───── Records supplied ─────
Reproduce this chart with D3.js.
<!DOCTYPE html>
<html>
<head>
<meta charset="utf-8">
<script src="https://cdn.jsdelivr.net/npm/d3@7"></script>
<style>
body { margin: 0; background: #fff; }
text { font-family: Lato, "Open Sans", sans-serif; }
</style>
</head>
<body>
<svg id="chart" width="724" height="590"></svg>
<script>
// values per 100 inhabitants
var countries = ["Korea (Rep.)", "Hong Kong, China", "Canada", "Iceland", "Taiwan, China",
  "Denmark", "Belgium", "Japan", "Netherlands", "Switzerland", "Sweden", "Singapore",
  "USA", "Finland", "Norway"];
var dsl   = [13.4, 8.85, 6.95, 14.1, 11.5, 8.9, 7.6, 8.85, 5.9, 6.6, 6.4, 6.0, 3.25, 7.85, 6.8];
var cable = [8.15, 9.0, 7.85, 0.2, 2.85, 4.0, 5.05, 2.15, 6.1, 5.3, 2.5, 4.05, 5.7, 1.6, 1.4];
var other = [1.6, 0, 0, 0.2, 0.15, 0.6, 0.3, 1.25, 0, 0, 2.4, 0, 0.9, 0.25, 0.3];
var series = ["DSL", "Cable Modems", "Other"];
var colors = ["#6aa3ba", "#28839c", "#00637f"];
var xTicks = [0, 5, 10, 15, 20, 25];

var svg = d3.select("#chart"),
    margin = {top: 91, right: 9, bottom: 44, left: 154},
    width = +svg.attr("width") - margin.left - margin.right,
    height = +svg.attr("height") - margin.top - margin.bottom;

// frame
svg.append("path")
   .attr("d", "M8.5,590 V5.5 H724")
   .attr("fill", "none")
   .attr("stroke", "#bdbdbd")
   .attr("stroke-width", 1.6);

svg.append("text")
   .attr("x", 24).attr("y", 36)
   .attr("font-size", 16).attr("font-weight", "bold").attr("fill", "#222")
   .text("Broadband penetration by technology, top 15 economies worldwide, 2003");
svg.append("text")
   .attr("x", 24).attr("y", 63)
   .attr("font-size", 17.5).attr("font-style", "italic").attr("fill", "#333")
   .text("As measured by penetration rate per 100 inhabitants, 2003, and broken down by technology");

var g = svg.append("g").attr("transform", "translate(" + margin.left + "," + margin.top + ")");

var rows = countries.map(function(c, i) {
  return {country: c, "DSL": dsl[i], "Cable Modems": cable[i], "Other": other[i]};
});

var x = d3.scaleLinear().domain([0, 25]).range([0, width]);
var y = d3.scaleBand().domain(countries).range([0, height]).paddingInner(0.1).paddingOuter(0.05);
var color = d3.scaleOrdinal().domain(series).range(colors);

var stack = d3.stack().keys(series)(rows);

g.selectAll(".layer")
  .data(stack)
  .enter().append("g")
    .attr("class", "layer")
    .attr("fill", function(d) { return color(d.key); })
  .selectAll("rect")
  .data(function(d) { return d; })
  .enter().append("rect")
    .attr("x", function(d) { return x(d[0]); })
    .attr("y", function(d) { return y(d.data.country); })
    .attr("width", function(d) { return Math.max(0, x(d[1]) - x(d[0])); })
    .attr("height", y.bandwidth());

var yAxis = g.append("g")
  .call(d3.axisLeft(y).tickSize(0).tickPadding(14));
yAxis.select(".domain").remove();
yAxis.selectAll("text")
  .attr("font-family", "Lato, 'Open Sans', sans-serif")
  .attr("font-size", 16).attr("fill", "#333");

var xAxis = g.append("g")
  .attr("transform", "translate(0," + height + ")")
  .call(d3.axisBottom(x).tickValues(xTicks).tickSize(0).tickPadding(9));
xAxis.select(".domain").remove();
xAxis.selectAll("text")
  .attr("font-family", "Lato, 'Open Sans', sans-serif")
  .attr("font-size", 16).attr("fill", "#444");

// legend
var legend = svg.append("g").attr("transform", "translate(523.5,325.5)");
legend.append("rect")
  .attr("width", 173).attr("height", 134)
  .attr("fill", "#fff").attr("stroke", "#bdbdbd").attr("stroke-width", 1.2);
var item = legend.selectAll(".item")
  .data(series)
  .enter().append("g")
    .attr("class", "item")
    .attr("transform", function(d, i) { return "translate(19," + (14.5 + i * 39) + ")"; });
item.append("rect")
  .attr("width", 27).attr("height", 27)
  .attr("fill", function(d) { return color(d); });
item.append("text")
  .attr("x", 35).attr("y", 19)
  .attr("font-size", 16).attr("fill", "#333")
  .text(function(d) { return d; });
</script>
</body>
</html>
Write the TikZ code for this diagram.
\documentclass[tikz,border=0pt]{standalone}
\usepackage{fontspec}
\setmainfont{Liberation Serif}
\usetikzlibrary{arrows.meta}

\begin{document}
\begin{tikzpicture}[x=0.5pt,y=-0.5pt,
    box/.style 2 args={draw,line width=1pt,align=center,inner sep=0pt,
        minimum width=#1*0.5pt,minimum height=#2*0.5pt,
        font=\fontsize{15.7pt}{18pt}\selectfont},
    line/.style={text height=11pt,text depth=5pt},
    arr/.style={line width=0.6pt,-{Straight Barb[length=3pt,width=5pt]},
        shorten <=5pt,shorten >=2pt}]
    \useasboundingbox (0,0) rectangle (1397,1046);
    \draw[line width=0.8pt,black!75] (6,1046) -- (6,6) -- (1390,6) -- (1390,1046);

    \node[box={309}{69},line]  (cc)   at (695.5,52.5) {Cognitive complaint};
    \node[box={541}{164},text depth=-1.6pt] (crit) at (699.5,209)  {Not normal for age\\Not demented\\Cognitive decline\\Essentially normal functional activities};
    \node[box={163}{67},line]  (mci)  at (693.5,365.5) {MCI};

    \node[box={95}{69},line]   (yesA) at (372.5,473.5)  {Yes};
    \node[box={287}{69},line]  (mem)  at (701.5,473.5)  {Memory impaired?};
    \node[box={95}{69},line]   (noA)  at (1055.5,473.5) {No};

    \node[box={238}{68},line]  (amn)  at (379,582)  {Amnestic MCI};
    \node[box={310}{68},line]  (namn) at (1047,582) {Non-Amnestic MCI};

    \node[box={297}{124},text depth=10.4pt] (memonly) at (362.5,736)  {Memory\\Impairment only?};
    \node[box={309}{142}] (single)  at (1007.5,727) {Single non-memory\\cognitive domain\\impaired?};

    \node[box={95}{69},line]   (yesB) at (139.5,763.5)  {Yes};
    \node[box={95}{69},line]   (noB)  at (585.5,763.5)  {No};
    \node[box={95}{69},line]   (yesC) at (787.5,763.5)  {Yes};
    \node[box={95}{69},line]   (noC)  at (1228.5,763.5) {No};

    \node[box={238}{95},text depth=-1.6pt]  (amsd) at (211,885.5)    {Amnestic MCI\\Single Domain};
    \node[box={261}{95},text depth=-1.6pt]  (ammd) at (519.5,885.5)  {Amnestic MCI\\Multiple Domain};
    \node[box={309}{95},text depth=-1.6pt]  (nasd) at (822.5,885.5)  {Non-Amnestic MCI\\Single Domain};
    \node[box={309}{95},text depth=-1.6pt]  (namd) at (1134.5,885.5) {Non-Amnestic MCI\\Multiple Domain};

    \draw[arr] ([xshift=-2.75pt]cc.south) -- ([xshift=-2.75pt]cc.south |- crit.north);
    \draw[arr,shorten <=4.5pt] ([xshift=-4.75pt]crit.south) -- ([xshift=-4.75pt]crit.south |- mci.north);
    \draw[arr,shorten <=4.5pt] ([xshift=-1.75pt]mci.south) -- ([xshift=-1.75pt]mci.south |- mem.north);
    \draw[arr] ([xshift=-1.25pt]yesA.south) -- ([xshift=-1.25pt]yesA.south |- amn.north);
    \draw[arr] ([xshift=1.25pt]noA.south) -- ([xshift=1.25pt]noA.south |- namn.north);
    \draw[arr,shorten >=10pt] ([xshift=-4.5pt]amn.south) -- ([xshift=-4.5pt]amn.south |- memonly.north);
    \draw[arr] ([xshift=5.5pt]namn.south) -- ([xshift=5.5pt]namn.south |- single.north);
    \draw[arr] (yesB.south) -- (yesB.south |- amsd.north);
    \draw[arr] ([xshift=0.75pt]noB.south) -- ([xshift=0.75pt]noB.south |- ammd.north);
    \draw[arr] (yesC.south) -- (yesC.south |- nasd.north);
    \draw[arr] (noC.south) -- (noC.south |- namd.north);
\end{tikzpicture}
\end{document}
─────
───── Records supplied ─────
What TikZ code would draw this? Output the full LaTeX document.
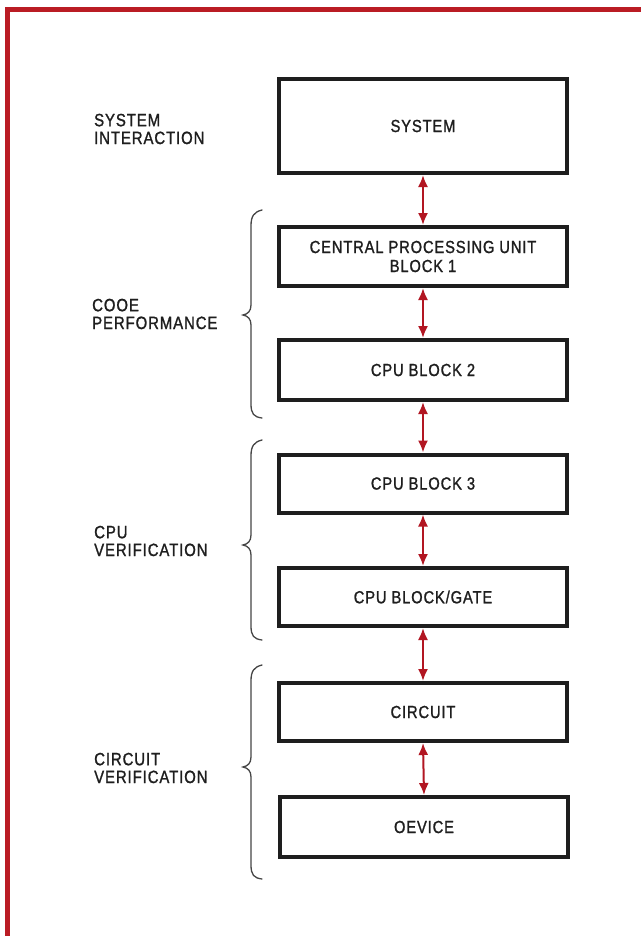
─────
Stated problem:
Within the listing above, find every line containing the string "code" and return it.

In response:
Write the TikZ code for this diagram.
What TikZ code would draw this? Output the full LaTeX document.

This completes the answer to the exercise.